Question n° 4-3399 du 29 avril 2009 : (Question posée en français)

Les États-Unis ont déterminé une nouvelle stratégie pour l’Afghanistan qui interpelle évidemment leurs alliés. L’utilisation du terme « taliban modéré » pose de très sérieuses questions quant à la définition des personnes concernées. Ceci est d’autant plus sérieux que le mouvement Taliban vient d’annoncer son unification entre les frontières pakistanaises et afghanes.

1.Quelle analyse en fait l’armée belge ?

2.Quels sont les éléments propres à la présence de nos troupes qui ont été recueillis sur place ?

3.Quelle est notre appréciation des talibans modérés ?

4.Qui va mettre en œuvre un tel concept ?

Réponse reçue le 22 juin 2009 :

Les talibans ne constituent pas un ensemble unifié, qui fonctionnerait sous l’autorité d’un chef militaire unique. Le mollah Omar constitue la référence symbolique à laquelle les combattants se réfèrent, mais les groupes terroristes individuels jouissent d’une très grande autonomie opérationnelle et beaucoup poursuivent leurs propres objectifs provinciaux, locaux voire individuels.
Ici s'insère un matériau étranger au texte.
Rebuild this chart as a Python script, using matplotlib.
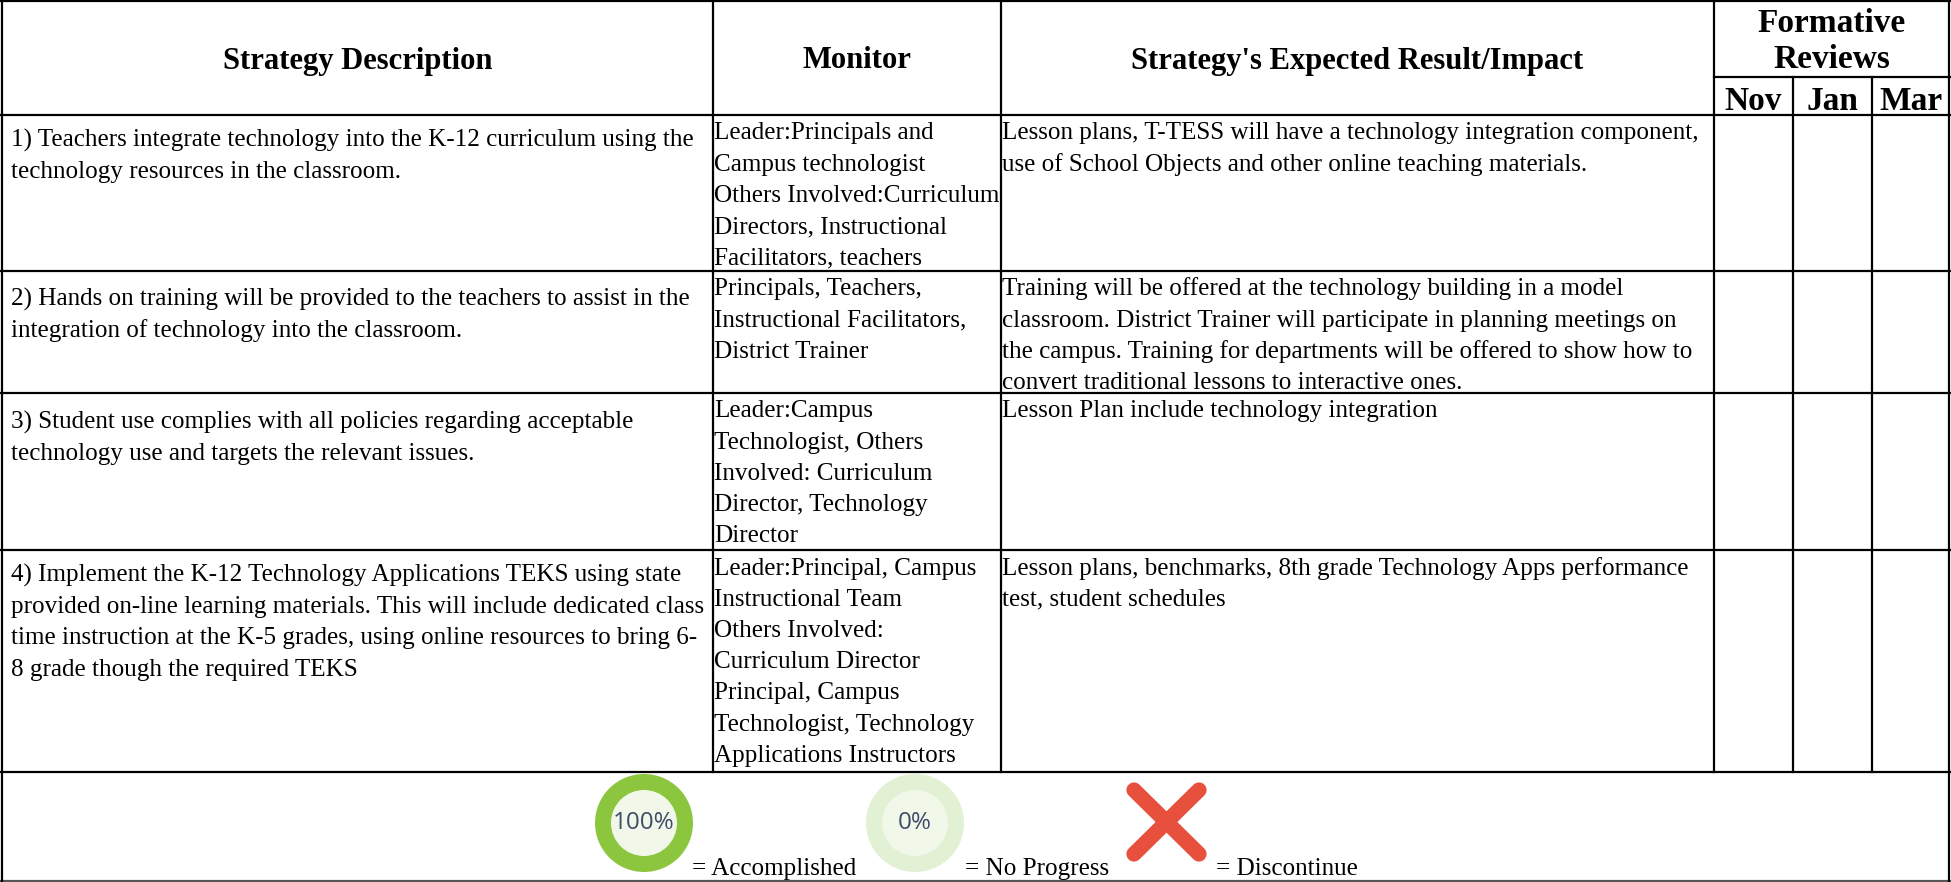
import matplotlib
matplotlib.use('Agg')
import matplotlib.pyplot as plt
from matplotlib.patches import Circle

plt.rcParams['font.family'] = ['Liberation Serif', 'DejaVu Serif']

W, H = 1951, 882

# table text
headers = ["Strategy Description", "Monitor", "Strategy's Expected Result/Impact"]
review_title = ["Formative", "Reviews"]
months = ["Nov", "Jan", "Mar"]

strategies = [
    ["1) Teachers integrate technology into the K-12 curriculum using the",
     "technology resources in the classroom."],
    ["2) Hands on training will be provided to the teachers to assist in the",
     "integration of technology into the classroom."],
    ["3) Student use complies with all policies regarding acceptable",
     "technology use and targets the relevant issues."],
    ["4) Implement the K-12 Technology Applications TEKS using state",
     "provided on-line learning materials. This will include dedicated class",
     "time instruction at the K-5 grades, using online resources to bring 6-",
     "8 grade though the required TEKS"],
]
monitors = [
    ["Leader:Principals and", "Campus technologist", "Others Involved:Curriculum",
     "Directors, Instructional", "Facilitators, teachers"],
    ["Principals, Teachers,", "Instructional Facilitators,", "District Trainer"],
    ["Leader:Campus", "Technologist, Others", "Involved: Curriculum",
     "Director, Technology", "Director"],
    ["Leader:Principal, Campus", "Instructional Team", "Others Involved:",
     "Curriculum Director", "Principal, Campus", "Technologist, Technology",
     "Applications Instructors"],
]
impacts = [
    ["Lesson plans, T-TESS will have a technology integration component,",
     "use of School Objects and other online teaching materials."],
    ["Training will be offered at the technology building in a model",
     "classroom. District Trainer will participate in planning meetings on",
     "the campus. Training for departments will be offered to show how to",
     "convert traditional lessons to interactive ones."],
    ["Lesson Plan include technology integration"],
    ["Lesson plans, benchmarks, 8th grade Technology Apps performance",
     "test, student schedules"],
]
legend_labels = ["= Accomplished", "= No Progress", "= Discontinue"]
legend_pcts = ["100%", "0%"]

# layout in pixels
col_x = [2, 713, 1001, 1714, 1793, 1872, 1949]
row_y = [115, 271, 393, 550, 772]
strat_off = [32, 35, 35.5, 32]
line_h = 31.2
body_size = 18.1
head_size = 22.1

fig = plt.figure(figsize=(W / 100, H / 100), dpi=100)
ax = fig.add_axes([0, 0, 1, 1])
ax.set_xlim(0, W)
ax.set_ylim(H, 0)
ax.axis('off')

# grid lines
lw = 1.6
ax.plot([0, W], [1, 1], color='black', lw=lw)
ax.plot([0, W], [881, 881], color='#555555', lw=lw)
ax.plot([2, 2], [0, H], color='black', lw=lw)
ax.plot([1949, 1949], [0, H], color='black', lw=lw)
for y in row_y:
    ax.plot([0, W], [y, y], color='black', lw=lw)
for x in col_x[1:4]:
    ax.plot([x, x], [0, 772], color='black', lw=lw)
for x in col_x[4:6]:
    ax.plot([x, x], [77, 772], color='black', lw=lw)
ax.plot([1714, W], [77, 77], color='black', lw=lw)

# headers
for i, h in enumerate(headers):
    ax.text((col_x[i] + col_x[i + 1]) / 2, 61, h, fontsize=head_size,
            fontweight='bold', ha='center', va='center')
ax.text(1832, 23, review_title[0], fontsize=24, fontweight='bold', ha='center', va='center')
ax.text(1832, 60, review_title[1], fontsize=24, fontweight='bold', ha='center', va='center')
for i, m in enumerate(months):
    ax.text((col_x[3 + i] + col_x[4 + i]) / 2, 101, m, fontsize=24,
            fontweight='bold', ha='center', va='center')

# body rows
for r in range(4):
    top = row_y[r]
    for j, line in enumerate(strategies[r]):
        ax.text(11, top + strat_off[r] + j * line_h, line, fontsize=body_size, va='baseline')
    for j, line in enumerate(monitors[r]):
        ax.text(714, top + 24.5 + j * line_h, line, fontsize=body_size, va='baseline')
    for j, line in enumerate(impacts[r]):
        ax.text(1002, top + 24.5 + j * line_h, line, fontsize=body_size, va='baseline')

# legend icons
ax.add_patch(Circle((644, 823), 49, color='#8CC63F', lw=0))
ax.add_patch(Circle((644, 823), 33, color='#F1F8EA', lw=0))
ax.text(644, 823, legend_pcts[0], family='Open Sans', fontsize=17.5, color='#3E4E66', ha='center', va='center')
ax.add_patch(Circle((915, 823), 49, color='#E2F0D4', lw=0))
ax.add_patch(Circle((915, 823), 33, color='#F1F8EA', lw=0))
ax.text(915, 823, legend_pcts[1], family='Open Sans', fontsize=17.5, color='#3E4E66', ha='center', va='center')
ax.plot([1134, 1199], [790, 854], color='#E8503E', lw=11, solid_capstyle='round')
ax.plot([1134, 1199], [854, 790], color='#E8503E', lw=11, solid_capstyle='round')

for x, label in zip([692, 965, 1216], legend_labels):
    ax.text(x, 875, label, fontsize=body_size, va='baseline')

fig.savefig('out.png', dpi=100)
On pourrait maintenir face aux talibans une position de principe intransigeante, et considérer que la civilisation ne négocie pas avec la barbarie. Ce n’est pas la pratique actuelle du gouvernement afghan ni des missions de l’ONU (« UNAMA ») et de l’OTAN (« ISAF ») qui le soutienne.

En effet, il faut bien se rendre compte que beaucoup de combattants se trouvent parmi les talibans par opportunisme, par hasard, par dépit ou par nationalisme pachtoune. Il existe aujourd’hui un consensus, aussi bien au sein du gouvernement afghan que parmi les alliés qui le soutiennent, pour tenter d’intégrer au processus politique une partie au moins de ces « talibans opportunistes », une appellation qui me semble mieux rendre compte de la réalité que celle, un peu contradictoire, de « talibans modérés ».

Certains combattent parce qu’ils estiment que l’ethnie pachtoune est insuffisamment représentée dans les structure du gouvernement, ou parce qu’un membre de leur famille a été tué par l’armée (et leur code de l’honneur les obligent de leur point de vue à laver cet affront), ou encore parce qu’ils n’ont pas pour l’instant confiance dans un État afghan trop peu présent ou trop inefficace à leurs yeux dans leur province. Tous ceux-là, le gouvernement afghan tente quand c’est possible de se les rallier, pour éviter de prolonger indéfiniment des guérillas dont toute la population sort perdante. Cette politique de réconciliation est menée notamment par certains gouverneurs de province, avec le soutien de la communauté internationale.

A mon avis, cette politique de réintégration dans le processus politique de ceux parmi les talibans qui sont « récupérables » mériterait d’être systématisée et menée avec plus d’énergie par le gouvernement afghan. Toutefois, des balises sont nécessaires. Il faut exclure de ce processus le mollah Omar et son entourage, les talibans étroitement liés à al Qaedah, et également tous ceux qui refusent de s’engager à déposer les armes et à se conformer à la Constitution afghane.